何ら意志することのない人こそ貧しき人である

 第一の要件である「意志しないでいること」について、その論点となる箇所を抜き出すと次のようになる。

・最愛なる神の意志を満たそうとすることが自分の意志である、ということがその人にまだあるかぎり、このような人には、わたしたちが話そうとしている貧しさはない(・・・)。なぜならば、このような人は、神の意志を満たそうとする意志をまだ持っているからである。
・神の意志を満たそうとする意志を持ち、永遠と神とを求める欲求を持っているかぎり、あなたがたはけっして貧しいことにはならない(・・・)。なぜならば、何も意志せず、何も求めない人だけが貧しき人だからである。

 ありとあらゆる意志欲求が阻却されてこそ真に貧しいということになる。
 御言葉にかなう行いを為そうとすることは、一般的にはよいことであるが、それは本当の貧しさではないとエックハルトは考える。意志や欲求はそもそも私にとっての外的な目的因を前提とする。究極の目的因は、私の外部には存在しない。私の内部にこそすべての目的の目的因があるはずなのである。

何ら知ることのない人こそ貧しき人である

 次に、第二の要件である「知らないでいること」について、その論点となる箇所を抜き出すと次のようになる。
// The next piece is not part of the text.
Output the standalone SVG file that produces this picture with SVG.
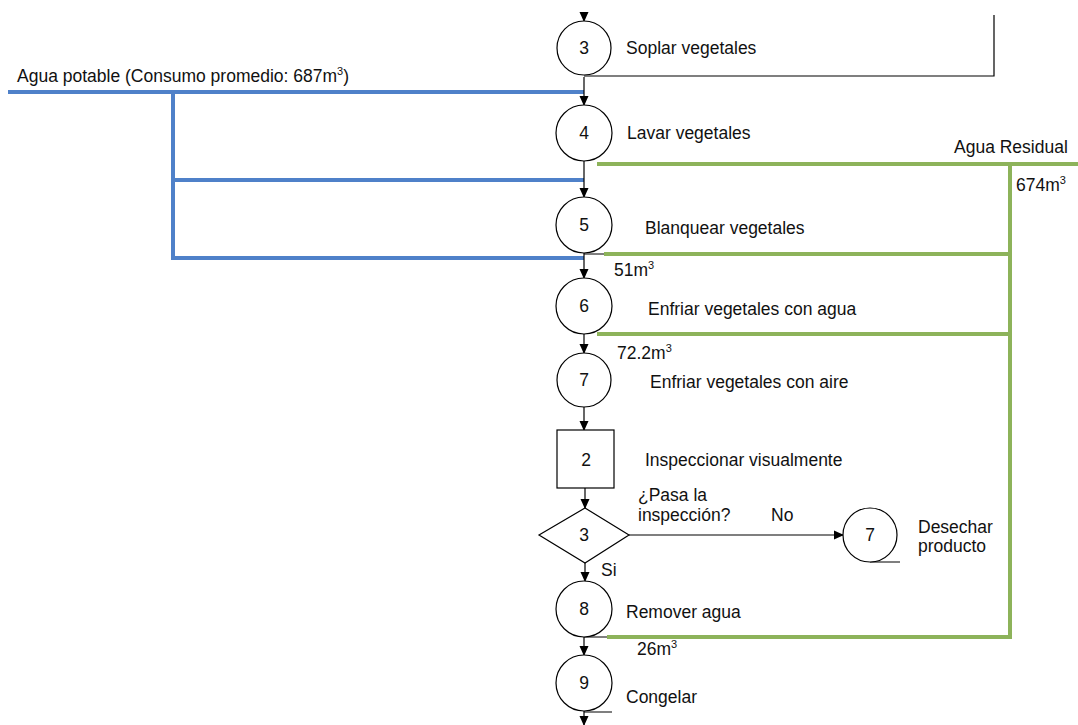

・自分が、自分自身のために生きることも真理のために生きることも神のために生きることもしていない、ということさえまったく知らないというように生きなければならない(・・・)。
・神が自分自身の内で生きていることを知ることもなく、認識することもなく、感ずることもないほどに、すべての知にとらわれることなくあらねばならないのである。さらにいうなら(・・・)自分の内で生きるどんな認識にもとらわれることがあってはならない。
・自分の内で神が働いていることを知ることも認識することもないほどに自由にしてとらわれることなくあらねばならない。そのときはじめて人は貧しさを所有することができるのである。

 ありとあらゆる認識が阻却されてこそ真に貧しいということになる。
 認識し、対象化することで、私はかのものにダイレクトに触れることができなくなる。たとえ極限の近さにまで及んだとしても、その距離がゼロになることは決してない。認識の対象となったものとの関係は、自由ではない。認識が働く(働いてしまう)ということは、不自由さのあらわれなのである。

何ら持つことのない人こそ貧しき人である

 そして、第三の要件である「持たないでいること」について、その論点となる箇所を抜き出すと次のようになる。ここにおいて以上二つの要件は総合的に包摂される。

・神は、神が働くことができる場を人がみずからの内に持つことを神のわざのために求めているのではけっしてない(・・・)。
・人が神と神のわざすべてとにとらわれていないとき、それを精神における貧しさという(・・・)。なぜならば、人がそれほどに貧しくなったのを神が見出すとき、そのときに(はじめて)神は神自身のわざをなすのであって、人はそのような神を自分の内に受け、かくして神が働くのは神自身のうちであるという事実から、神は神のわざの固有の場となるのである。
・人は、神が働くことのできる場でもなく、またそのようなどんな場をも持たないほど貧しくなければならない(・・・)。

 人が自らこしらえる精神的な(場所、領域)などというものは、実に大したものではない。認識欲求が阻却されるということは、もはや思うところの精神の場さえも阻却されるということである。脱我における脱我性、あるいは無私における無私性はここにおいて究極となる。
 こうして、限りない無が私を満たすことで、私は本当の意味で貧しくあるのである。